Loss is the great leveler of the human race.
It is no respecter of age, race, net worth or even your spiritual affiliation.
Anne Lamott wrote, “You will lose someone you can’t live without, and your heart will be badly broken, and the bad news is that you never completely get over the loss of your beloved. But this is also the good news. They live forever in your broken heart that doesn’t seal back up. And you come through. It’s like having a broken leg that never heals perfectly—that still hurts when the weather gets cold, but you learn to dance with the limp.”
Dancing with a limp reminds us that all is not right in this world, that life is fragile and that each day is a gift.
It is easy to forget that life is truly a miraculous occurrence.
Douglas Adams once stated that, “The fact that we live at the bottom of a deep gravity well, on the surface of a gas covered planet going around a nuclear fireball 90 million miles away and think this to be normal is obviously some indication of how skewed our perspective tends to be.”
Dancing with a limp reminds us to forgive, love, serve, laugh, celebrate and take care of the people God has told us to care for.
Dancing with a limp reminds us of the injustices in this world, and that 19 thousand children are still dying every day from extreme, preventable poverty.
Dancing with a limp reminds us of the people God gave us for a season.
My nephew and his wife just became pregnant, and it would have been my sister’s first grandchild, and while we were celebrating the news, we also were sad that my sister would not be there.
We also laughed because my sister always said that when she became a grandma, she wanted to be called “glama”. It would fit perfect with all her leopard print outfits.

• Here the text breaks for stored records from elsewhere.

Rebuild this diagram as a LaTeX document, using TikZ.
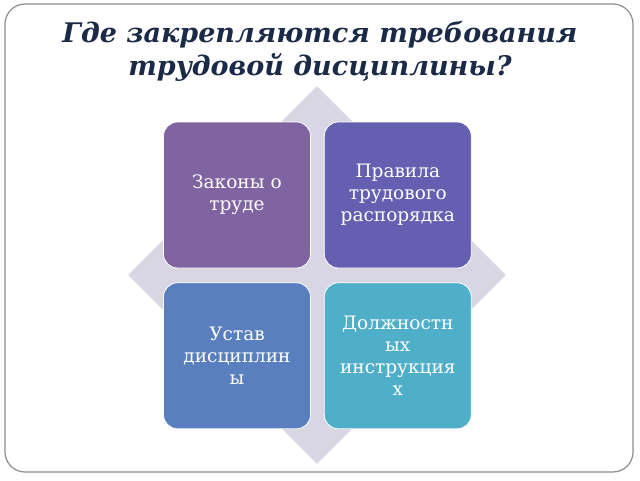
\documentclass[tikz,border=0pt]{standalone}
\usepackage{fontspec}
\setmainfont{DejaVu Serif}
\usetikzlibrary{shapes.geometric,positioning}
\definecolor{framegray}{HTML}{8C8C8C}
\definecolor{titlecol}{HTML}{1B2A47}
\definecolor{diacol}{HTML}{D9D6E4}
\definecolor{lawcol}{HTML}{8064A2}
\definecolor{rulecol}{HTML}{655FB1}
\definecolor{chartcol}{HTML}{5A7FBF}
\definecolor{jobcol}{HTML}{4FAFC8}

\begin{document}
\begin{tikzpicture}[
  x=1pt,y=-1pt,
  node distance=14pt and 13pt,
  mybox/.style={draw=white,line width=0.8pt,rounded corners=14pt,minimum width=147pt,minimum height=146pt,text width=136pt,align=center,text=white,inner sep=0pt,font=\fontsize{18.5}{22}\selectfont},
  mytitle/.style={align=center,text=titlecol,font=\fontsize{27}{33}\selectfont\bfseries\itshape}
]
\useasboundingbox (0,0) rectangle (640,480);
\draw[rounded corners=20pt,draw=framegray,line width=1.2pt] (5,4) rectangle (633,472);

\node[mytitle] (t) at (320,51) {Где закрепляются требования\\трудовой дисциплины?};
\node[diamond,fill=diacol,minimum size=378pt,inner sep=0pt] (d) at (317,275) {};

\node[mybox,fill=lawcol] (z) at (237,195) {Законы о\\труде};
\node[mybox,fill=rulecol,right=of z] (p) {Правила\\трудового\\распорядка};
\node[mybox,fill=chartcol,below=of z] (u) {Устав\\дисциплин\\ы};
\node[mybox,fill=jobcol,below=of p] (j) {Должностн\\ых\\инструкция\\х};

\end{tikzpicture}
\end{document}
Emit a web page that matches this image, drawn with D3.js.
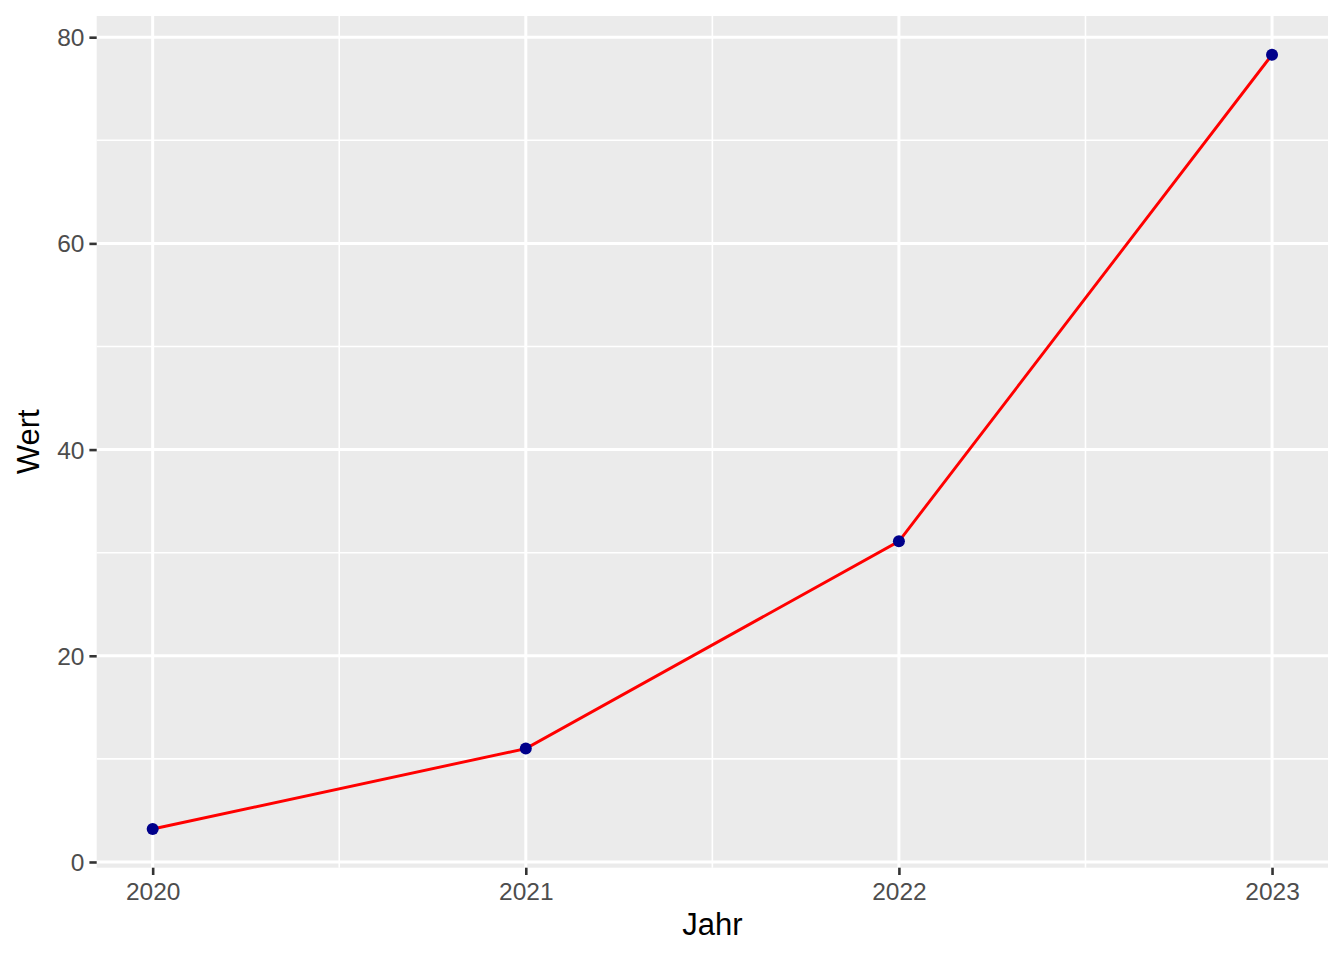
<!DOCTYPE html>
<html>
<head>
<meta charset="utf-8">
<script src="https://cdn.jsdelivr.net/npm/d3@7"></script>
<style>
  html, body { margin: 0; padding: 0; background: #fff; }
  svg { display: block; font-family: "Liberation Sans", Arial, Helvetica, sans-serif; }
</style>
</head>
<body>
<svg id="chart" width="1344" height="960"></svg>
<script>
const years = [2020, 2021, 2022, 2023];
const values = [3.2, 11.0, 31.1, 78.3];
const yTicks = [0, 20, 40, 60, 80];
const yMinorTicks = [10, 30, 50, 70];
const xMinorTicks = [2020.5, 2021.5, 2022.5];
const xTitle = "Jahr";
const yTitle = "Wert";

const W = 1344, H = 960;
const panel = { left: 96.7, right: 1328, top: 16, bottom: 867.7 };

const svg = d3.select("#chart");

const xExt = d3.extent(years), xPad = (xExt[1] - xExt[0]) * 0.05;
const yExt = d3.extent(values), yPad = (yExt[1] - yExt[0]) * 0.05;

const x = d3.scaleLinear().domain([xExt[0] - xPad, xExt[1] + xPad]).range([panel.left, panel.right]);
const y = d3.scaleLinear().domain([yExt[0] - yPad, yExt[1] + yPad]).range([panel.bottom, panel.top]);

// panel background
svg.append("rect")
  .attr("x", panel.left).attr("y", panel.top)
  .attr("width", panel.right - panel.left).attr("height", panel.bottom - panel.top)
  .attr("fill", "#EBEBEB");

const grid = svg.append("g");
// minor grid
grid.selectAll(".ym").data(yMinorTicks).join("line")
  .attr("x1", panel.left).attr("x2", panel.right)
  .attr("y1", d => y(d)).attr("y2", d => y(d))
  .attr("stroke", "#fff").attr("stroke-width", 1.6);
grid.selectAll(".xm").data(xMinorTicks).join("line")
  .attr("y1", panel.top).attr("y2", panel.bottom)
  .attr("x1", d => x(d)).attr("x2", d => x(d))
  .attr("stroke", "#fff").attr("stroke-width", 1.6);
// major grid
grid.selectAll(".yM").data(yTicks).join("line")
  .attr("x1", panel.left).attr("x2", panel.right)
  .attr("y1", d => y(d)).attr("y2", d => y(d))
  .attr("stroke", "#fff").attr("stroke-width", 3);
grid.selectAll(".xM").data(years).join("line")
  .attr("y1", panel.top).attr("y2", panel.bottom)
  .attr("x1", d => x(d)).attr("x2", d => x(d))
  .attr("stroke", "#fff").attr("stroke-width", 3);

// axes
const xAxis = d3.axisBottom(x).tickValues(years).tickFormat(d3.format("d")).tickSize(7.3).tickPadding(5);
const yAxis = d3.axisLeft(y).tickValues(yTicks).tickFormat(d3.format("d")).tickSize(7.3).tickPadding(5);

const gx = svg.append("g").attr("transform", `translate(0,${panel.bottom})`).call(xAxis);
const gy = svg.append("g").attr("transform", `translate(${panel.left},0)`).call(yAxis);
[gx, gy].forEach(g => {
  g.select(".domain").remove();
  g.selectAll(".tick line").attr("stroke", "#333333").attr("stroke-width", 2.6);
  g.selectAll(".tick text").attr("fill", "#4D4D4D").style("font-size", "24.5px")
    .attr("font-family", "Liberation Sans, Arial, sans-serif");
});
gx.selectAll(".tick text").attr("dy", "0.71em").attr("y", 14.5);
gy.selectAll(".tick text").attr("dy", "0.35em");

// line
const line = d3.line().x((d, i) => x(years[i])).y(d => y(d));
svg.append("path").datum(values)
  .attr("d", line).attr("fill", "none")
  .attr("stroke", "#FF0000").attr("stroke-width", 2.9);

// points
svg.selectAll(".pt").data(values).join("circle")
  .attr("cx", (d, i) => x(years[i])).attr("cy", d => y(d))
  .attr("r", 6).attr("fill", "#00008B");

// titles
svg.append("text")
  .attr("x", (panel.left + panel.right) / 2).attr("y", 935)
  .attr("text-anchor", "middle").attr("fill", "#000")
  .style("font-size", "31px").text(xTitle);
svg.append("text")
  .attr("transform", `translate(38.5,${(panel.top + panel.bottom) / 2}) rotate(-90)`)
  .attr("text-anchor", "middle").attr("fill", "#000")
  .style("font-size", "31px").text(yTitle);
</script>
</body>
</html>
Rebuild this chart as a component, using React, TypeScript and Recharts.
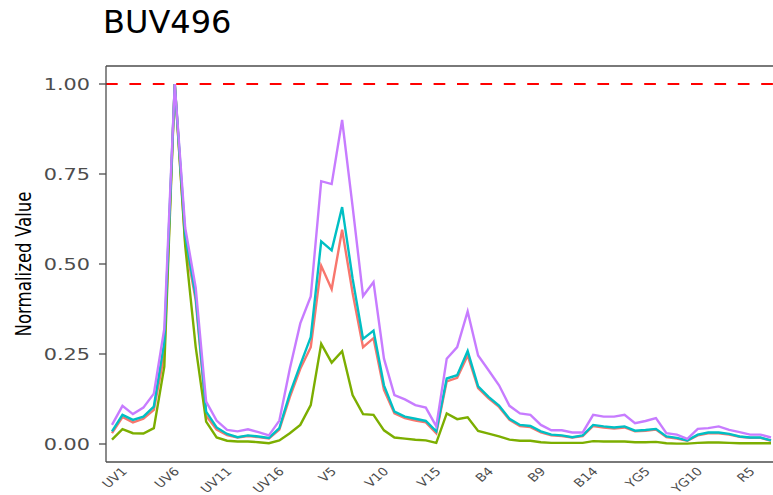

There is an Irish Proverb that says, “Death leaves a heartache no one can heal, but love leaves a memory no one can steal.”
Dancing with a limp reminds us of eternal life.
Jesus’ friend Lazarus had died, and Jesus said these powerful words to his family, “I am the resurrection and the life. The one who believes in me will live, even though they die; and whoever lives by believing in me will never die.”
Dancing with a limp reminds us of God’s promise of strength.
The prophet Jeremiah cried out with destruction and death all around him, “Because of the Lord’s great love we are not consumed, for his compassion never fail. They are new every morning; great is your faithfulness. I say to myself, “The Lord is my portion; therefore I will wait for him.”
Dancing with a limp reminds us that even though life can be ugly, ultimately it is beautiful.
Abraham Lincoln said, “We can complain because rose bushes have thorns, or rejoice because thorn bushes have roses.”
Dancing with a limp reminds us of our need for one another.
The Apostle Paul wrote, “Carry each other’s burdens, and in this way you will fulfill the law of Christ”, and “Rejoice with those who rejoice; mourn with those who mourn.”
Dancing with a limp reminds us that good wins in the end.
Luis Miguel wrote, “I think we all wish we could erase some dark times in our lives. But all of life’s experiences, bad and good, make you who you are. Erasing any of life’s experiences would be a great mistake.”
That’s why the Apostle Paul could write, “And we know that all things work together for good to those who love God, to those who are the called according to His purpose.”
And that is why we can celebrate with the psalmist who wrote, “Weeping may endure for a night, but joy comes in the morning.”
Dancing with a limp reminds us how to treat those who are experiencing loss.
Joe Bayley, who lost 3 children, wrote a book called “The View From The Hearse” and gives us this great advice:
“Don’t try to “prove” anything to a survivor. An arm about the shoulder, a firm grip of the hand, a kiss: these are the proofs grief needs, not logical reasoning. I was sitting, torn by grief. Someone came and talked to me of God’s dealings, of why it happened, of hope beyond the grave. He talked constantly, he said things I knew were true. I was unmoved, except to wish he’d go away. He finally did.
Another came and sat beside me. He didn’t talk. He didn’t ask leading questions. He just sat beside me for an hour or more, listened when I said something, answered briefly, prayed simply, left. I was moved. I was comforted. I hated to see him go.”
Dancing with a limp reminds us to KEEP DANCING!